A company that routinely loses billions of dollars annually -- and even hundreds of millions of dollars in its strongest quarter -- can't be expected to survive too long. While the Postal Service doesn't quite operate like a private corporation the nation's postal service is finding itself in an increasingly difficult position. The postal service lost $5 billion in its last fiscal year and $354 million in the first fiscal quarter, which covers the Christmas holiday, when package shipments surge. This loss does take into account pre-funding of retiree health benefits as required by Congress, meaning that the Post Office is operationally profitable, but these losses will need to be addressed in the long term. That being said, all hope is not lost for the USPS.
Indeed, it was a 10% increase in package volume and a 14% jump in package and shipping revenue that allowed the U.S. Postal Service to slash last quarter's losses from more than $1 billion the year before. But hundreds of millions in losses is still unacceptable, which is why the agreement it signed with Staples (NASDAQ: SPLS ) last year to offer postal services at some 80 stores has some fearing it could be the first step toward privatizing the mails.
Last November, the government began as part of its Retail Partner Expansion Program a pilot plan to install mini-post offices in Staples beyond the usual stamp sales such partners are typically afforded. Instead, Staples will also include first-class domestic and international mail and package services, Priority Mail, Priority Mail Express, Global Express Guaranteed, and Standard Post services. A key detail was that a Staples employee, not a postal worker, would receive your package or envelope.
Last week, the American Postal Workers Union staged picket lines outside dozens of Staples stores across the country to protest the creeping privatization of the service. They don't necessarily mind putting postal outposts in retail stores -- what they object to is the use of Staples employees to handle the mail. The union wants a postal worker standing behind the counter, which is why the partnership the post office launched with Amazon.com to deliver packages on Sundays didn't rankle: It was an expansion of business for postal workers.
Staples is not interested in being as revolutionary as all that. All it's looking for is to bring more people into its stores. It had also entered into a partnership with Amazon to install lockers in its stores as a way to derive incremental income from people picking up packages, but it was a failure because it did nothing more than make it more convenient for its rival's customers to shop the e-commerce site. It ended the program after less than a year.
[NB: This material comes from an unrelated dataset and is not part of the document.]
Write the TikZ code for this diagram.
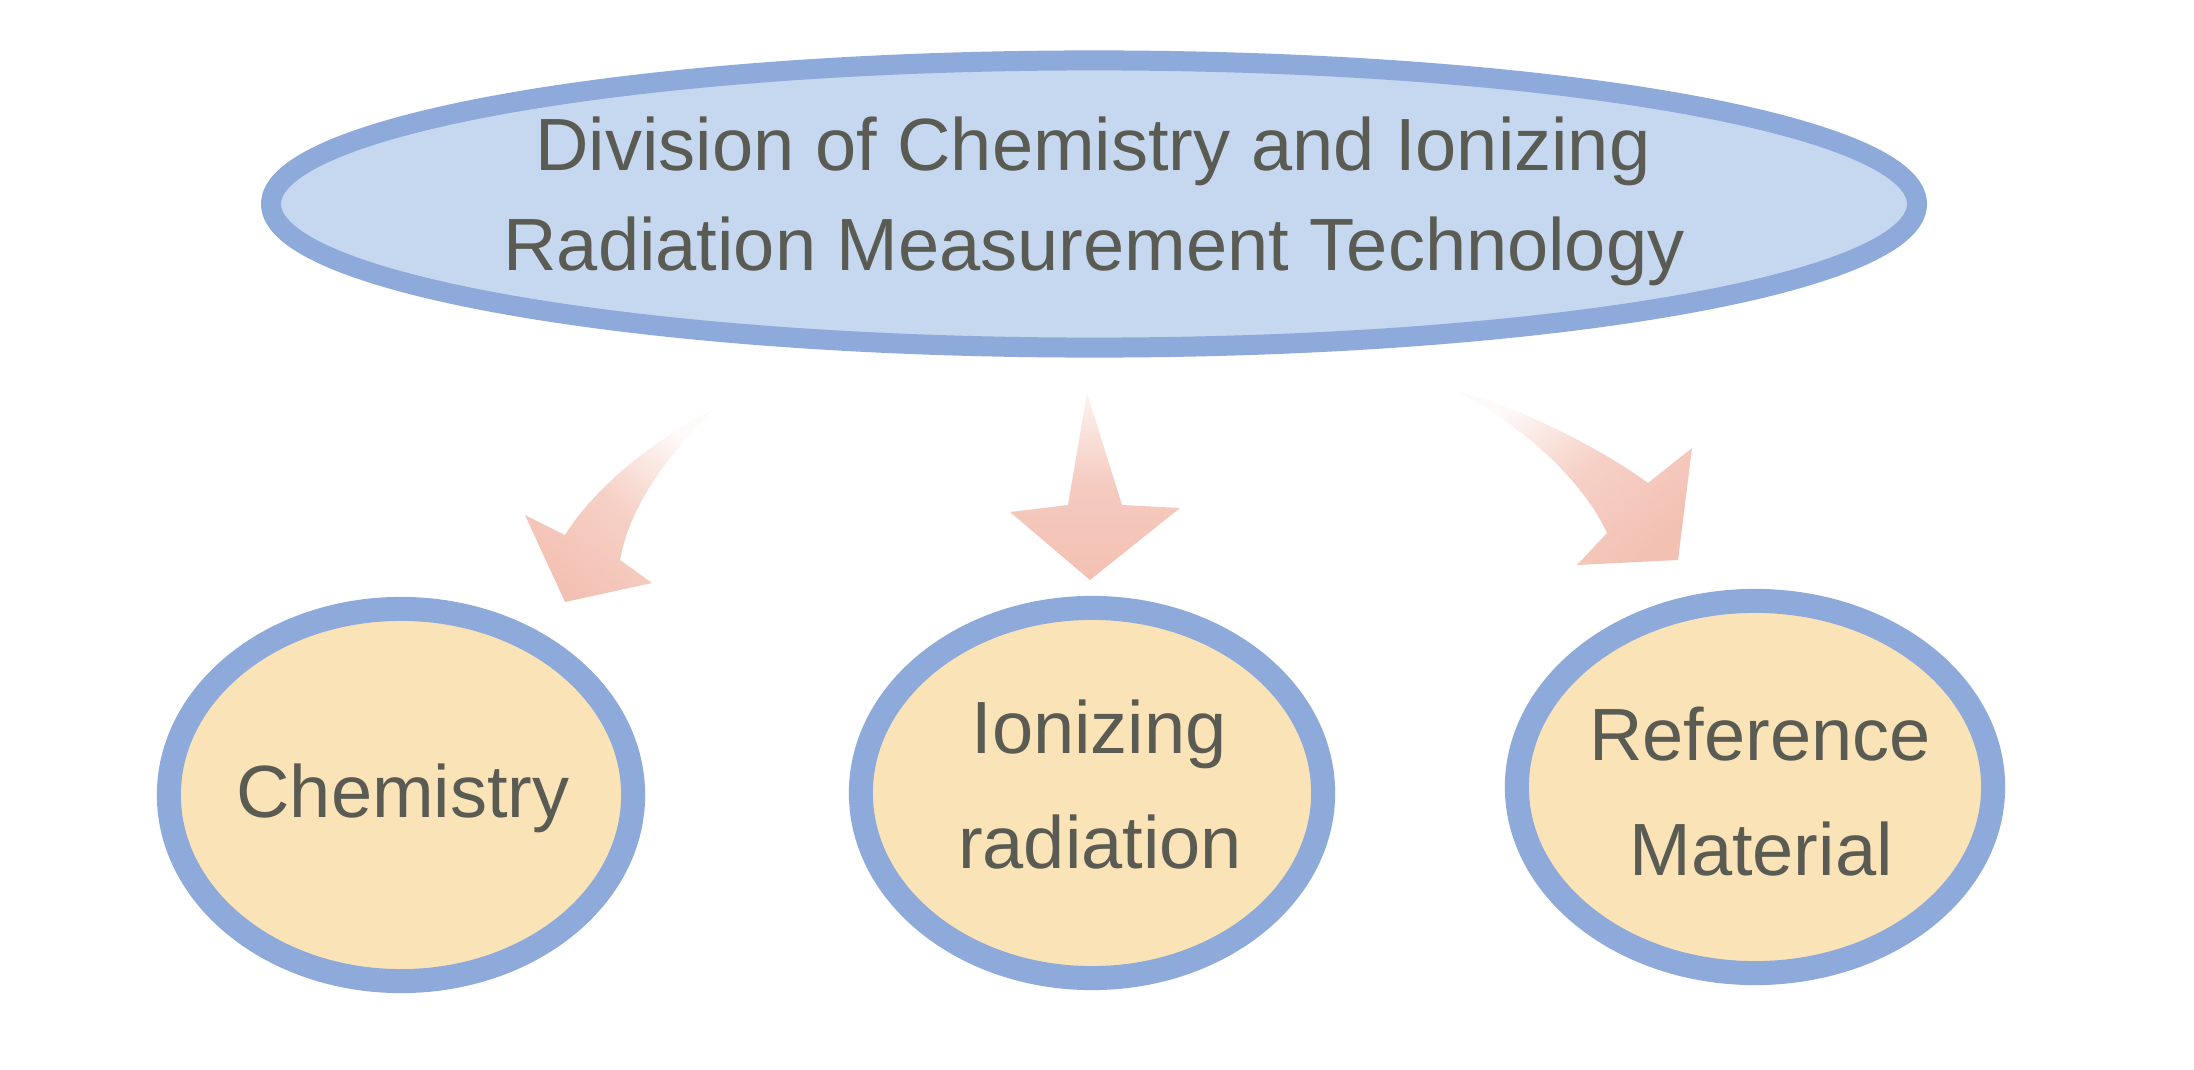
\documentclass[tikz,border=0pt]{standalone}
\usepackage{fontspec}
\setmainfont{Liberation Sans}
\usetikzlibrary{shapes.geometric}
\definecolor{topfill}{HTML}{C6D7F0}
\definecolor{ringblue}{HTML}{8EAADB}
\definecolor{subfill}{HTML}{FBE3B8}
\definecolor{txtc}{HTML}{5A5B52}
\definecolor{arrowc}{HTML}{F3C1B3}
\begin{document}
\begin{tikzpicture}[x=0.01cm,y=-0.01cm,
  topell/.style={ellipse, draw=ringblue, fill=topfill, line width=0.2cm, minimum width=16.45cm, minimum height=2.87cm, inner sep=0pt},
  subell/.style={ellipse, draw=ringblue, fill=subfill, line width=0.24cm, inner sep=0pt},
  lbl/.style={anchor=base, text=txtc, font=\fontsize{21.05pt}{25pt}\selectfont, inner sep=0pt}]
\useasboundingbox (0,0) rectangle (2194,1070);
\fill[white] (0,0) rectangle (2194,1070);

% top ellipse
\node[topell] (top) at (1094,204) {};
\node[lbl] (topA) at (1093,170) {Division of Chemistry and Ionizing};
\node[lbl] (topB) at (1094,270) {Radiation Measurement Technology};

% sub ellipses
\node[subell, minimum width=4.64cm, minimum height=3.72cm] (chem) at (401,795) {};
\node[lbl] (chemA) at (403,817) {Chemistry};

\node[subell, minimum width=4.62cm, minimum height=3.70cm] (ion) at (1092,793) {};
\node[lbl] (ionA) at (1099,753) {Ionizing};
\node[lbl] (ionB) at (1100,868) {radiation};

\node[subell, minimum width=4.76cm, minimum height=3.72cm] (refm) at (1755,787) {};
\node[lbl] (refA) at (1760,760) {Reference};
\node[lbl] (refB) at (1761,875) {Material};

% block arrows
\shade[top color=arrowc!8, bottom color=arrowc, middle color=arrowc!75, shading angle=-40]
  (712,410) .. controls (680,445) and (632,495) .. (620,560) -- (652,583) -- (565,602)
  -- (525,515) -- (565,535) .. controls (590,495) and (640,448) .. (712,410) -- cycle;

\shade[top color=arrowc!20, bottom color=arrowc, middle color=arrowc!85]
  (1087,393) -- (1122,505) -- (1180,508) -- (1090,580) -- (1010,512) -- (1068,505) -- cycle;

\shade[top color=arrowc!8, bottom color=arrowc, middle color=arrowc!75, shading angle=40]
  (1458,392) .. controls (1530,410) and (1610,455) .. (1648,483) -- (1692,448) -- (1678,560)
  -- (1577,565) -- (1607,533) .. controls (1585,485) and (1530,430) .. (1458,392) -- cycle;
\end{tikzpicture}
\end{document}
Sales at Staples fell to $24.8 billion last year, a decline of more than 1%, primarily from Europe's continued economic malaise, but also anemic growth here at home. Comparable sales were down 4% in 2013 as traffic fell even as it closed almost 80 stores. It can't afford to put those revenues at risk by angering a large portion of the populace that has operations in virtually every city, town, and hamlet. It's what has made post office closings so difficult, because they affect every congressional district, creating a powerful bloc of protest.
The task the postal service sets out to accomplish is a truly vast and mind boggling enterprise. It involves the sorting and delivery of 158 billion pieces of mail. It also happens to employ 626,000 people, making it the third-largest employer in the country, and it would rank 45th in the 2013 Fortune 500 if it were a private company. That gives it a lot of clout in stymieing efforts that even remotely seem to suggest the system may be privatized or altered.
Although the USPS doesn't directly receive tax dollars anymore to operate, it does get about $100 million annually to fund special delivery programs such as those for the blind, and those multibillion-dollar annual shortfalls are financed by borrowing money from the government.
Partnerships like those with Staples can help narrow the gap between income and expenses, and as snail-mail use continues to drop, package delivery will assume a greater portion of its revenues. This represents a radical shift from the current structure of the United States Postal Service - a structure that has been resistant to change. The existence of a "post office" at Staples precludes the need for even having many of the high-cost brick-and-mortar buildings owned by the government.
I'm not sure this partnership will be any more successful for Staples at boosting traffic than its venture with Amazon was, and angering the very people it's supposedly working side by side with could cause it to become an even bigger disaster.